Machinists unit serves mainly NASA and the Air Force

Striking members of the International Association of Machinists and Aerospace Workers march at the Boeing Co. plant Wednesday in Huntington Beach, Calif. Machinists also went on strike in Alabama and Florida.
Striking members of the International Association of Machinists and Aerospace Workers march at the Boeing Co. plant Wednesday in Huntington Beach, Calif. Machinists also went on strike in Alabama and Florida.
Jebb Harris, Associated Press

LOS ANGELES — Boeing Co. officials have not yet decided whether to scrub upcoming satellite launches or hire replacement workers after machinists went on strike in California, Alabama and Florida, a company spokesman said Wednesday.

About 1,500 workers joined the walkout that began at 12:01 a.m. after last-minute talks broke down between their union and Boeing's Integrated Defense Systems unit that operates the Delta rocket program.

A federal mediator was unable to broker an agreement. No new talks were scheduled. The unit services mainly NASA and the Air Force.

Boeing was reviewing contingency plans and talking to customers, company spokesman Dan Beck said.

"It's too early for us to make a decision as to whether launches are going to be delayed," he said.

A union representative said three Delta rockets were on launch pads, two at Vandenberg Air Force Base in California and one at Cape Canaveral, with the earliest launch scheduled for Nov. 15.

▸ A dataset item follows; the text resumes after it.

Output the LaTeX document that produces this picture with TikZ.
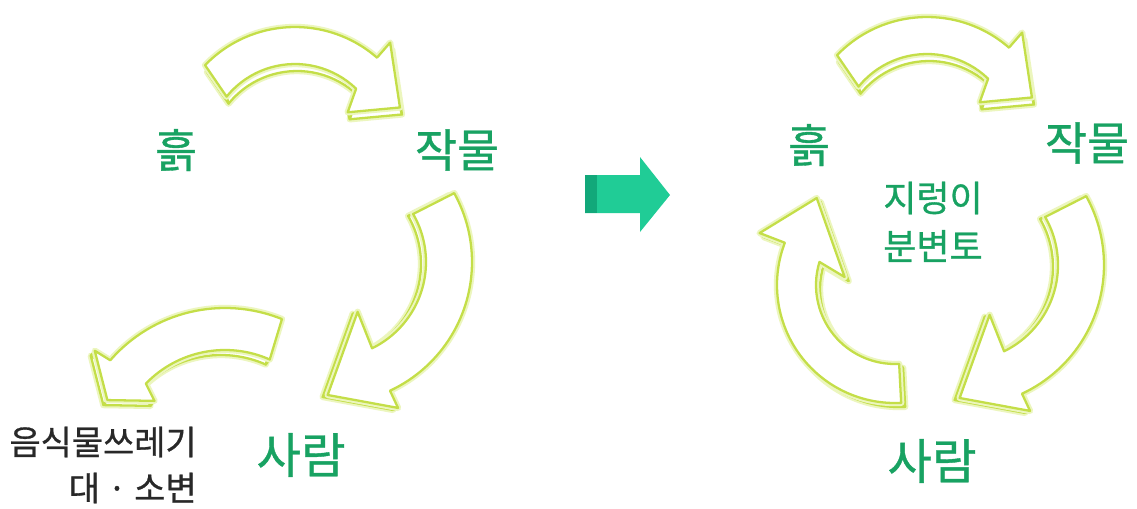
\documentclass[tikz,border=0pt]{standalone}
\usepackage{fontspec}
\setmainfont{Noto Sans CJK KR}[FakeBold=0.8]
\definecolor{agreen}{RGB}{196,222,72}
\definecolor{aglow}{RGB}{236,246,190}
\definecolor{tgreen}{RGB}{24,162,98}
\definecolor{tgray}{RGB}{40,40,40}
\definecolor{teala}{RGB}{32,204,150}
\definecolor{tealb}{RGB}{18,168,122}
\tikzset{
  arw/.style={fill=white, draw=agreen, line width=1.3pt, line join=round,
    preaction={draw=aglow, line width=3.6pt, line join=round}},
  arwedge/.style={draw=agreen, line width=1.3pt, line cap=round},
  lbl/.style={text=tgreen, inner sep=0pt, font=\fontsize{26}{30}\selectfont},
  lblbig/.style={text=tgreen, inner sep=0pt, font=\fontsize{27.5}{30}\selectfont},
  lblmid/.style={text=tgreen, inner sep=0pt, font=\fontsize{20.5}{22}\selectfont},
  gtxt/.style={text=tgray, inner sep=0pt, font=\fontsize{19.3}{21}\selectfont, anchor=east}
}
\def\edx{0}\def\edy{0}
% #1 R, #2 r, #3 tail angle (outer), #4 outer end angle, #5 inner end angle,
% #6 outer barb, #7 tip, #8 inner barb, #9 tail angle (inner)
\newcommand\carrow[9]{%
  \begin{scope}[shift={(\edx,\edy)}]
    \path[arw] (#3:#1) arc[start angle=#3,end angle=#4,radius=#1] -- #6 -- #7 -- #8 -- (#5:#2) arc[start angle=#5,end angle=#9,radius=#2] -- cycle;
  \end{scope}
  \coordinate (q1) at (#3:#1);
  \coordinate (q2) at (#4:#1);
  \coordinate (q3) at #6;
  \coordinate (q4) at #7;
  \coordinate (q5) at #8;
  \coordinate (q6) at (#5:#2);
  \coordinate (q7) at (#9:#2);
  \foreach \p in {q1,q2,q3,q4,q5,q6,q7} \draw[arwedge] (\p) -- ++(\edx,\edy);
  \path[arw] (#3:#1) arc[start angle=#3,end angle=#4,radius=#1] -- #6 -- #7 -- #8 -- (#5:#2) arc[start angle=#5,end angle=#9,radius=#2] -- cycle;
}
\begin{document}
\begin{tikzpicture}[x=0.02cm,y=-0.02cm]
\useasboundingbox[fill=white] (0,0) rectangle (1137,508);

% ---------- left cycle ----------
\def\edx{2}\def\edy{7}
\begin{scope}[shift={(295,152)}]
  \carrow{125}{88}{-136}{-49}{-46}{(-49:145)}{(-23:114)}{(-37:66)}{-141}
\end{scope}
\def\edx{-5}\def\edy{2}
\begin{scope}[shift={(330,262)}]
  \carrow{142}{96}{-29}{65}{64}{(65:161)}{(91:133)}{(61:57)}{-30}
\end{scope}
\def\edx{-4}\def\edy{5}
\begin{scope}[shift={(225,460)}]
  \carrow{152}{110}{-68}{-139}{-136}{(-140:170)}{(-153:132)}{(-140:92)}{-66}
\end{scope}

\node[lbl] (soilL) at (176,150) {흙};
\node[lbl] (cropL) at (457,150) {작물};
\node[lblbig] (peopleL) at (301,455) {사람};
\node[gtxt] (wasteL) at (197,442) {음식물쓰레기};
\node[gtxt] (excL) at (197,488) {대 · 소변};

% ---------- middle arrow ----------
\fill[teala] (585,175) -- (640,175) -- (640,157) -- (670,195) -- (640,232) -- (640,213) -- (585,213) -- cycle;
\fill[tealb] (585,175) rectangle (597,213);

% ---------- right cycle ----------
\def\edx{2}\def\edy{7}
\begin{scope}[shift={(927,142)}]
  \carrow{125}{88}{-136}{-49}{-46}{(-49:145)}{(-23:114)}{(-37:66)}{-141}
\end{scope}
\def\edx{-5}\def\edy{2}
\begin{scope}[shift={(962,265)}]
  \carrow{142}{96}{-29}{65}{64}{(65:161)}{(91:133)}{(61:57)}{-30}
\end{scope}
\def\edx{4}\def\edy{4}
\begin{scope}[shift={(895,285)}]
  \carrow{118}{79}{87}{201}{197}{(201:145)}{(228:117)}{(189:51)}{87}
\end{scope}

\node[lbl] (soilR) at (809,145) {흙};
\node[lbl] (cropR) at (1087,143) {작물};
\node[lblmid] (wormR) at (933,198) {지렁이};
\node[lblmid] (castR) at (933,246) {분변토};
\node[lblbig] (peopleR) at (932,461) {사람};
\end{tikzpicture}
\end{document}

"They're not going to launch any more Delta rockets," said Gary Quick, chairman of the union's negotiating committee.

The machinists said Boeing had proposed ending retirement health care coverage for new employees and wants to eliminate caps on out-of-pocket expenses for medical premiums and copays.

The workers argue that they should not be making concessions when the company posted $1 billion in net income for the last quarter.

Beck said the company's offer would have given workers substantial pay increases and boosted pensions and savings plans.

Similar issues led to a four-week shutdown of Boeing's commercial aircraft assembly operations in the Pacific Northwest and Wichita, Kan., in September.

However, it's unlikely that Boeing's military clients will exert the same pressure as its commercial clients did to quickly settle the previous strike, said Paul Nisbet, an analyst with JSA Research.

"The government is unlikely to penalize Boeing in any way for any slippage of schedules," he said. "The government is quite tolerant of labor strikes. It's very different than the airlines."